■ WHAT YOU SHOULD DO: For each line that holds "chart", copy the line out.

■ DATA LINES:
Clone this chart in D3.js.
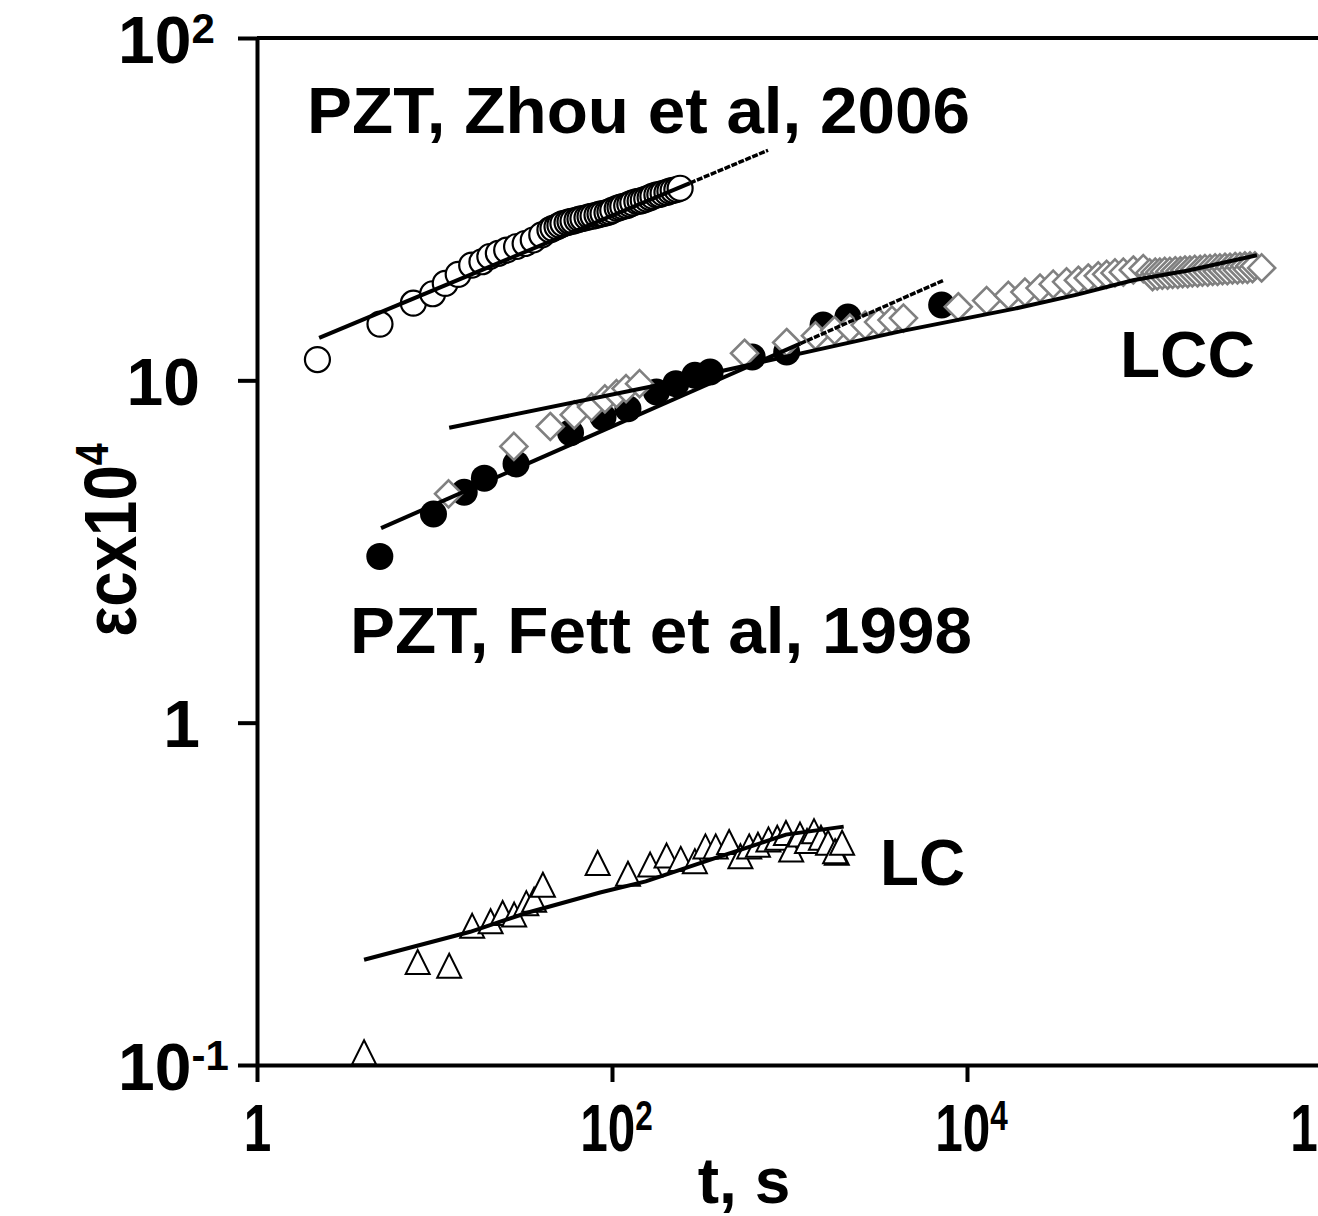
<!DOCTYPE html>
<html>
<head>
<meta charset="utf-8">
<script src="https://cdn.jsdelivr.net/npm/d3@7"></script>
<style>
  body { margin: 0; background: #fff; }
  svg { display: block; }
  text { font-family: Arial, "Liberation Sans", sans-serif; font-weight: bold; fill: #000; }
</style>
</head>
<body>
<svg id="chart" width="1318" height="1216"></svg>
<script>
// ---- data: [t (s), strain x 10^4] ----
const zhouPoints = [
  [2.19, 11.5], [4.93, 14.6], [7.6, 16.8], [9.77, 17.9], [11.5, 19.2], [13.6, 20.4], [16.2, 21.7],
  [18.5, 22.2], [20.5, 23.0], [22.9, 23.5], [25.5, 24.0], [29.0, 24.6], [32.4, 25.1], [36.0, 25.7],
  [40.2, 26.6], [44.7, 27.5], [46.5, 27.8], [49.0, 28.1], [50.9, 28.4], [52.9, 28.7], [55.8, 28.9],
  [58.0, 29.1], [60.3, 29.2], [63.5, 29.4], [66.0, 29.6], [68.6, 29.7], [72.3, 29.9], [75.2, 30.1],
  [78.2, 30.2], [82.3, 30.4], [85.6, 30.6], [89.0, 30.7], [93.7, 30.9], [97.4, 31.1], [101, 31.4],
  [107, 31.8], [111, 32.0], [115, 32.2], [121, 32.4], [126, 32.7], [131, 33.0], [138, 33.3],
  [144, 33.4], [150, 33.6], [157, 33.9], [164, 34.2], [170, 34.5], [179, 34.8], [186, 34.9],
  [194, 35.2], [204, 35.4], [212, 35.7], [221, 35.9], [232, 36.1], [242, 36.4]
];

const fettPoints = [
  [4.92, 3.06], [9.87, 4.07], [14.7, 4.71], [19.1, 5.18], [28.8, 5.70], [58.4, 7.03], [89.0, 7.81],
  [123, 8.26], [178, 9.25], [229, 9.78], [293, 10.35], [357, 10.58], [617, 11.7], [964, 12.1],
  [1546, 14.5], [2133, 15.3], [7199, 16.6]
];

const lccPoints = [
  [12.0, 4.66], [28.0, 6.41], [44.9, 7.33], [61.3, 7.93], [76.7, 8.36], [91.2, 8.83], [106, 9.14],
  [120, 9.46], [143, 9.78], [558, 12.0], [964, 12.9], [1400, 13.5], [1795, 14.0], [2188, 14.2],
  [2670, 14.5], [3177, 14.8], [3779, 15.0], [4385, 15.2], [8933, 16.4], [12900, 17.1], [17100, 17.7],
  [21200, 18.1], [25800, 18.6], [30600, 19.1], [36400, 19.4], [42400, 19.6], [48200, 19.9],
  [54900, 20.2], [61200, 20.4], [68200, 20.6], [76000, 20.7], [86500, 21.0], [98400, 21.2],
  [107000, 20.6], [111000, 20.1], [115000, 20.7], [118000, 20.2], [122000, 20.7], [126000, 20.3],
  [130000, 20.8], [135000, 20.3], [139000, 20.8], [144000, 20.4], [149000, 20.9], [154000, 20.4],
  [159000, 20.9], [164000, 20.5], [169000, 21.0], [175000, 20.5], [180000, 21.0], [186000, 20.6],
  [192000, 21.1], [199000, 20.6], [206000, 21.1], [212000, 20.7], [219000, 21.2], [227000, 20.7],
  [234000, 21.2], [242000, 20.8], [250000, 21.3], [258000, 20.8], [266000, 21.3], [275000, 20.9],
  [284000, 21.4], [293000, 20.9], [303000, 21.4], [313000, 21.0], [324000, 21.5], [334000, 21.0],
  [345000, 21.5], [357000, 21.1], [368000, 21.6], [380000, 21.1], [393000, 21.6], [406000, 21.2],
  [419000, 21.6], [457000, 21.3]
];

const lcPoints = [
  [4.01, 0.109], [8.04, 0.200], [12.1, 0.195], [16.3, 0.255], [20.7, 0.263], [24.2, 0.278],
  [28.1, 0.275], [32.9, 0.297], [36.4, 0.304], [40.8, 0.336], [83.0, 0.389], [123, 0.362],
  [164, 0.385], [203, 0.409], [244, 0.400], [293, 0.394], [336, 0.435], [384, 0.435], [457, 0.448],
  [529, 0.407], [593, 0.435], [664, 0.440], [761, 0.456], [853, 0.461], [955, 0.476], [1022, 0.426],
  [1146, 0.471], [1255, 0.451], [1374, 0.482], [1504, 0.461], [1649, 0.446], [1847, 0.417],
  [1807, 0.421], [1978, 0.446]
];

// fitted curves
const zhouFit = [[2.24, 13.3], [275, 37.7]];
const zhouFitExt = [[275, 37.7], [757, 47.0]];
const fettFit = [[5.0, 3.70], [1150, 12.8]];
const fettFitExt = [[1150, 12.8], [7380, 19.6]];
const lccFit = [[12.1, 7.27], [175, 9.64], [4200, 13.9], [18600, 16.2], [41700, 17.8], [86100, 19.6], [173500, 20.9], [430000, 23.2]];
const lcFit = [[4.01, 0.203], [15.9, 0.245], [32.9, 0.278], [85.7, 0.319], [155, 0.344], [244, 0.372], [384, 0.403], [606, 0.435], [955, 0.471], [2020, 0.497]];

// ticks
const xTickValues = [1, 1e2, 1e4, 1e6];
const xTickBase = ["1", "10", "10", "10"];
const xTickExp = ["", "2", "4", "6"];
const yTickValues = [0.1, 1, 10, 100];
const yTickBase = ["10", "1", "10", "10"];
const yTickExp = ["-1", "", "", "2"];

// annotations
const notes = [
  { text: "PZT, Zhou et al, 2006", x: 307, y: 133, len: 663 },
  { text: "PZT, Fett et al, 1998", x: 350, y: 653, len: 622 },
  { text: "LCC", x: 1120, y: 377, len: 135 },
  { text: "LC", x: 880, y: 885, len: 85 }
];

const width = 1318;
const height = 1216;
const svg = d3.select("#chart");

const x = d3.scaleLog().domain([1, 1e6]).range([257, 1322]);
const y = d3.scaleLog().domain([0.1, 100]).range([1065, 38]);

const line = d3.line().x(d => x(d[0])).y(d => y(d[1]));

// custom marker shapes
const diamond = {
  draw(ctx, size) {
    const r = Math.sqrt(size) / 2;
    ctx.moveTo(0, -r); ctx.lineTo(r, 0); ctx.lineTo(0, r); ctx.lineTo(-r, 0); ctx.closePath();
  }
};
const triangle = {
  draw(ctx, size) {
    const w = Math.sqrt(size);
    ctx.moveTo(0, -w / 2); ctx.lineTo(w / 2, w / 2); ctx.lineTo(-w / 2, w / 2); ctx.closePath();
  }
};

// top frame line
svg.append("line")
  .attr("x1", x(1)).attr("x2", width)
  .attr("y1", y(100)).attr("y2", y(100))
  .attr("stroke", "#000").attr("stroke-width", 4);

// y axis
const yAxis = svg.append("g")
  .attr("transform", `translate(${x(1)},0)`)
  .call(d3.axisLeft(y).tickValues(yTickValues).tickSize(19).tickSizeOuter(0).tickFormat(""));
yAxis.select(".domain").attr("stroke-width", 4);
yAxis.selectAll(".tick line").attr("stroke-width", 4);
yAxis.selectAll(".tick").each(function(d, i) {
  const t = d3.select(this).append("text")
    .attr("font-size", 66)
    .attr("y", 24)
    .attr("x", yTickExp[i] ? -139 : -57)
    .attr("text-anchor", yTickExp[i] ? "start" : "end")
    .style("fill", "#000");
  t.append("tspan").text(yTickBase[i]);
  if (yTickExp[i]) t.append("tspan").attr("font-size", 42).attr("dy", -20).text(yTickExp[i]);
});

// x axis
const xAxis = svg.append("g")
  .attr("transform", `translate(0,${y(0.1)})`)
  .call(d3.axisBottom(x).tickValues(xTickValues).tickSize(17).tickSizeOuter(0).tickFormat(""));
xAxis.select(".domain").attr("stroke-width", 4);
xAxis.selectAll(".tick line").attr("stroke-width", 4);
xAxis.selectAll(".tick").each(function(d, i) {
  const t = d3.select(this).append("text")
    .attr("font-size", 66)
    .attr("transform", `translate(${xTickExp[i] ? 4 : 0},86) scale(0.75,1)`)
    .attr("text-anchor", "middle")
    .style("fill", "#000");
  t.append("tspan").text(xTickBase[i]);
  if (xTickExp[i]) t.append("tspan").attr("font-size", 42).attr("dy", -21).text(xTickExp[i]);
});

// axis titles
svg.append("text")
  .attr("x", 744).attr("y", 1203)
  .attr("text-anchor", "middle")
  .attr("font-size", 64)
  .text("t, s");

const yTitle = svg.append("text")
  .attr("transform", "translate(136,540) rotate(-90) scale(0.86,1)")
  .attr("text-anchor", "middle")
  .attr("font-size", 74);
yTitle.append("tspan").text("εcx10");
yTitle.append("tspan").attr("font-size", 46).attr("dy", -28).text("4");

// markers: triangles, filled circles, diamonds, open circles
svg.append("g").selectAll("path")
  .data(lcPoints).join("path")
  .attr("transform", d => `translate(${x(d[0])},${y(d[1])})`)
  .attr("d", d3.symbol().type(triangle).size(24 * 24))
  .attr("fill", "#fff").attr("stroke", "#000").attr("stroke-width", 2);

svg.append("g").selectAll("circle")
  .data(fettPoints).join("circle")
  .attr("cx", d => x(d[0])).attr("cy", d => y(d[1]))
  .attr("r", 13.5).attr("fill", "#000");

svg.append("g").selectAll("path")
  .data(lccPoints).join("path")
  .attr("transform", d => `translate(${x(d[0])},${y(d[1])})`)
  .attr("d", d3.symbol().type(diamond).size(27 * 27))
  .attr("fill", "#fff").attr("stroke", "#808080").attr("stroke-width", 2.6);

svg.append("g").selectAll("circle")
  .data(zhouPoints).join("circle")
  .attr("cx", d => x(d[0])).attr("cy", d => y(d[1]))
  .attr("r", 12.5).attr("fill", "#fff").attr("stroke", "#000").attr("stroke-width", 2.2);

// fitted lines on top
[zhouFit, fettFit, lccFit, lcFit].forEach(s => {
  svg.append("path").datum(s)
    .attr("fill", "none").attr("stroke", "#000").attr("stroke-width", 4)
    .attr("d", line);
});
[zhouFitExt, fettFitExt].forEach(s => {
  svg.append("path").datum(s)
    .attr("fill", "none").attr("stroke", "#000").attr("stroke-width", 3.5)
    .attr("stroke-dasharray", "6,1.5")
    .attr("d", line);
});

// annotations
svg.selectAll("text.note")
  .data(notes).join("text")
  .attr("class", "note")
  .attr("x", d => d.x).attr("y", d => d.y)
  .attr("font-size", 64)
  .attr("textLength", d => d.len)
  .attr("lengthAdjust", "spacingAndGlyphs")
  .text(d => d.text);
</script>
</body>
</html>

■ WRITTEN SOLUTION:
Clone this chart in D3.js.
<svg id="chart" width="1318" height="1216"></svg>
const svg = d3.select("#chart");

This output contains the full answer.